Other than Obama and the CFR, it was not immediately clear who signed up for this alleged “bargain” on behalf of U.S. taxpayers. It certainly was not the American people’s elected representatives in Congress, who must approve any IMF “bargain” prior to it actually becoming a bargain — especially considering the fact that American taxpayers are expected to fork over even more cash in exchange for reduced influence.

Indeed, multiple heavy-hitting Republicans have resisted the global pressure to give up much of what remains of U.S. control at the IMF to make way for Putin, the Chinese Communist dictatorship, and other unsavory regimes. Senator Ted Cruz (R-Texas), for example, said the IMF reform package “would decrease America’s influence at the IMF and perversely would increase Russia’s influence in the IMF.” Even House Speaker John Boehner, widely viewed as part of the establishment wing of the GOP, said the IMF did not need more money.

Scaremongers trying to bully Congress into approving the schemes are citing a dubious new “development bank” created by the so-called BRICS — the mostly communist and socialist regimes ruling over Brazil, Russia, India, China, and South Africa. Of course, it is true that those regimes are increasingly seeking to sideline the United States and the U.S. dollar as the global reserve currency. However, none of that would have been possible without the deliberate collaboration of the U.S. globalist establishment in charge of the State Department, the privately owned Federal Reserve, and other key American institutions.

The IMF and its leadership are fully onboard as well. The IMF chief, a former finance minister for the French government, has even said that the outfit she leads may well relocate to Beijing from Washington, D.C., someday. Under her leadership, the IMF also recently outlined a plot to plunder humanity’s remaining wealth with a global tax scheme to prop up mega-banks and bloated governments drowning in debt.
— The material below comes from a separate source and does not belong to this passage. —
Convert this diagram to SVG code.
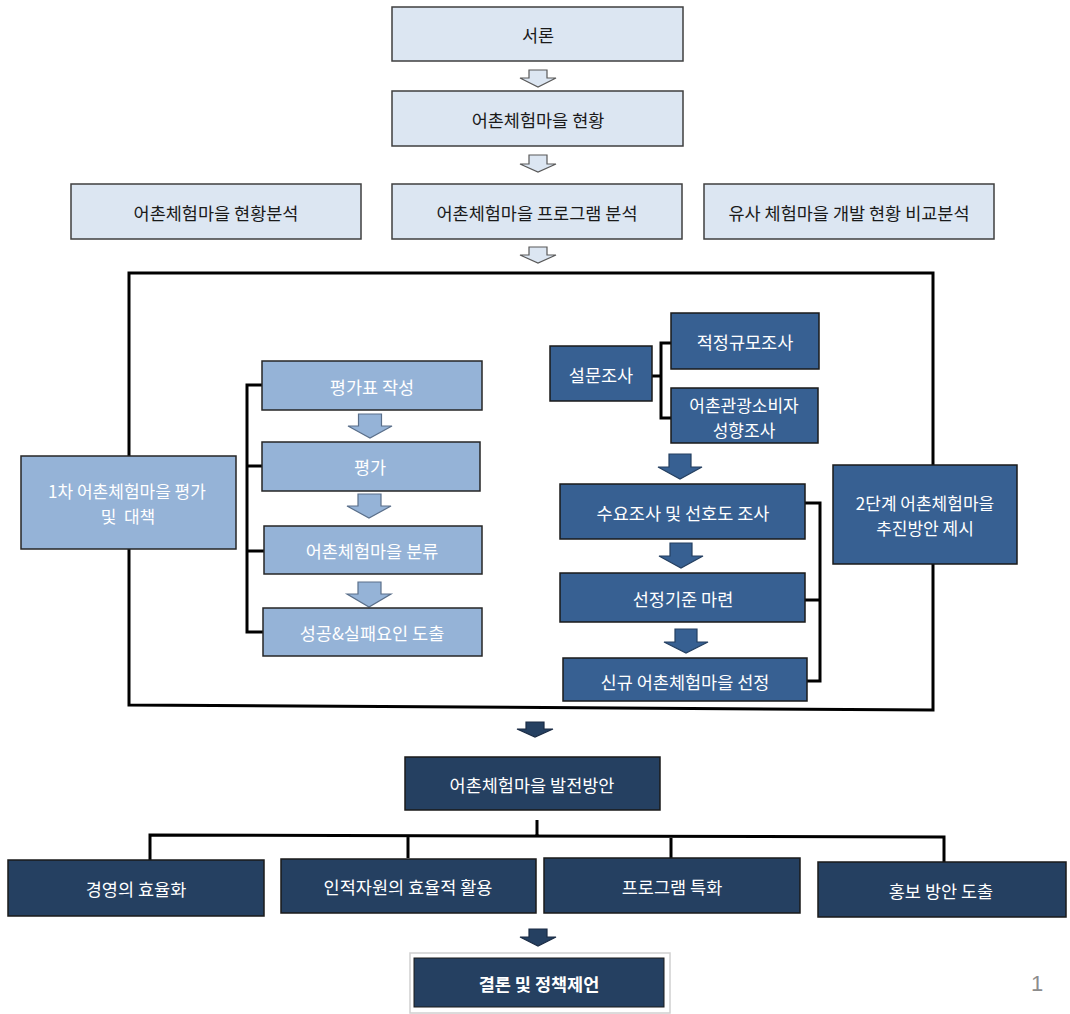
<svg xmlns="http://www.w3.org/2000/svg" width="1070" height="1014" viewBox="0 0 1070 1014">
<style>
text{font-family:"Noto Sans CJK KR","Liberation Sans",sans-serif;font-size:17.5px;text-anchor:middle;dominant-baseline:central}
.l rect{fill:#dce6f2;stroke:#3f3f3f;stroke-width:1.5}
.l text{fill:#1a1a1a}
.m rect{fill:#95b3d7;stroke:#262626;stroke-width:1.5}
.m text{fill:#ffffff}
.d rect{fill:#376092;stroke:#1a1a1a;stroke-width:1.5}
.d text{fill:#ffffff}
.n rect{fill:#254061;stroke:#1a1a1a;stroke-width:1.5}
.n text{fill:#ffffff}
text.t2{font-size:17px}
.ln{fill:none;stroke:#000;stroke-width:3}
.al{fill:#dce6f2;stroke:#595959;stroke-width:1.2}
.am{fill:#95b3d7;stroke:#5a6f8a;stroke-width:1.2}
.ad{fill:#376092;stroke:#243f60;stroke-width:1.2}
.an{fill:#254061;stroke:#1a2b44;stroke-width:1.2}
</style>
<rect width="1070" height="1014" fill="#ffffff"/>
<g id="connectors">
<path class="ln" d="M129,273 L933,273 L933,710 L129,705 Z"/>
<path class="ln" d="M262,385 H247 V632 H263 M247,466 H262 M247,551 H264"/>
<path class="ln" d="M652,376 H661 M671,343 H661 V418 H671"/>
<path class="ln" d="M805,503 H820 V681 H807 M805,600 H820"/>
<path class="ln" d="M537,820 V835 M150,860 V835 L944,837 V862 M408,858 V836 M671,858 V837"/>
<path class="al" d="M529,70 H547 V78 H556 L538,87 L520,78 H529 Z"/>
<path class="al" d="M529,155 H547 V164 H556 L538,172 L520,164 H529 Z"/>
<path class="al" d="M529,247 H547 V255 H556 L538,263 L520,255 H529 Z"/>
<path class="am" d="M358.5,414 H381.5 V426 H392 L370,438 L348,426 H358.5 Z"/>
<path class="am" d="M358,494 H381 V506 H391 L369,518 L347,506 H358 Z"/>
<path class="am" d="M358,582 H381 V594 H391 L369,607 L347,594 H358 Z"/>
<path class="ad" d="M669,454 H691 V467 H702 L680,479 L658,467 H669 Z"/>
<path class="ad" d="M670,543 H692 V556 H703 L681,568 L659,556 H670 Z"/>
<path class="ad" d="M675,629 H697 V642 H708 L686,653 L664,642 H675 Z"/>
<path class="an" d="M526,722 H544 V729 H553 L535,737 L517,729 H526 Z"/>
<path class="an" d="M529,929 H547 V937 H556 L538,946 L520,937 H529 Z"/>
</g>
<g id="n1" class="l"><rect x="392" y="7" width="291" height="54"/><text x="538" y="34">서론</text></g>
<g id="n2" class="l"><rect x="392" y="91" width="291" height="55"/><text x="538" y="119">어촌체험마을 현황</text></g>
<g id="n3" class="l"><rect x="71" y="184" width="290" height="55"/><text x="216" y="212">어촌체험마을 현황분석</text></g>
<g id="n4" class="l"><rect x="392" y="184" width="290" height="55"/><text x="537" y="212">어촌체험마을 프로그램 분석</text></g>
<g id="n5" class="l"><rect x="704" y="184" width="290" height="55"/><text x="849" y="212">유사 체험마을 개발 현황 비교분석</text></g>
<g id="n6" class="m"><rect x="21" y="456" width="215" height="93"/><text class="t2" x="127" y="490.5">1차 어촌체험마을 평가</text><text class="t2" x="128" y="515.5" xml:space="preserve">및  대책</text></g>
<g id="n7" class="m"><rect x="262" y="361" width="220" height="49"/><text x="372" y="386">평가표 작성</text></g>
<g id="n8" class="m"><rect x="262" y="442" width="218" height="49"/><text x="370" y="466">평가</text></g>
<g id="n9" class="m"><rect x="264" y="526" width="218" height="48"/><text x="372" y="550">어촌체험마을 분류</text></g>
<g id="n10" class="m"><rect x="263" y="608" width="219" height="48"/><text x="372" y="632">성공&amp;실패요인 도출</text></g>
<g id="n11" class="d"><rect x="550" y="346" width="102" height="55"/><text x="601" y="374">설문조사</text></g>
<g id="n12" class="d"><rect x="671" y="313" width="148" height="56"/><text x="745" y="341">적정규모조사</text></g>
<g id="n13" class="d"><rect x="671" y="388" width="147" height="55"/><text class="t2" x="744" y="404">어촌관광소비자</text><text class="t2" x="744" y="429">성향조사</text></g>
<g id="n14" class="d"><rect x="560" y="484" width="245" height="55"/><text x="683" y="512">수요조사 및 선호도 조사</text></g>
<g id="n15" class="d"><rect x="560" y="573" width="245" height="49"/><text x="683" y="598">선정기준 마련</text></g>
<g id="n16" class="d"><rect x="563" y="658" width="244" height="43"/><text x="685" y="681">신규 어촌체험마을 선정</text></g>
<g id="n17" class="d"><rect x="833" y="465" width="184" height="99"/><text class="t2" x="925" y="502.5">2단계 어촌체험마을</text><text class="t2" x="925" y="527.5">추진방안 제시</text></g>
<g id="n18" class="n"><rect x="405" y="757" width="255" height="53"/><text x="532" y="784">어촌체험마을 발전방안</text></g>
<g id="n19" class="n"><rect x="8" y="860" width="256" height="56"/><text x="136" y="888">경영의 효율화</text></g>
<g id="n20" class="n"><rect x="281" y="859" width="255" height="54"/><text x="408" y="886">인적자원의 효율적 활용</text></g>
<g id="n21" class="n"><rect x="544" y="858" width="256" height="55"/><text x="672" y="886">프로그램 특화</text></g>
<g id="n22" class="n"><rect x="818" y="862" width="248" height="55"/><text x="941" y="890">홍보 방안 도출</text></g>
<g id="n23"><rect x="410" y="953" width="260" height="60" fill="#ffffff" stroke="#d0d0d0" stroke-width="1.5"/><rect x="414" y="958" width="250" height="49" fill="#254061" stroke="#1a1a1a" stroke-width="1"/><text x="539" y="983" fill="#ffffff" font-weight="bold">결론 및 정책제언</text></g>
<text x="1037" y="983" fill="#8c8c8c" style="font-size:22px;font-family:'Liberation Sans',sans-serif">1</text>
</svg>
As The New American has documented extensively, however, U.S. insiders, globalists, the Communist Chinese regime, and other global actors have even bigger plans. Eventually, they are plotting to turn the IMF into a global central bank in charge of a truly global reserve currency independent of any nation or government. They say so themselves, in fact. The implications for the U.S. economy would be hard to overstate.

Rather than tolerating threats and lobbying from foreign powers and international bureaucrats, the United States ought to simply withdraw from the IMF and the whole array of globalist bureaucracies altogether. However, if the United States is going to retain its independence, global leadership, and liberty, a sound monetary system and a drastic reduction in Washington’s outlandish borrowing-and-spending spree is also crucial. Without those real reforms, the dollar’s days as the global reserve currency are numbered. And the IMF, along with its unsavory member regimes, will be there waiting to fill the void — possibly even offering SDR-denominated loans to the bankrupt U.S. government.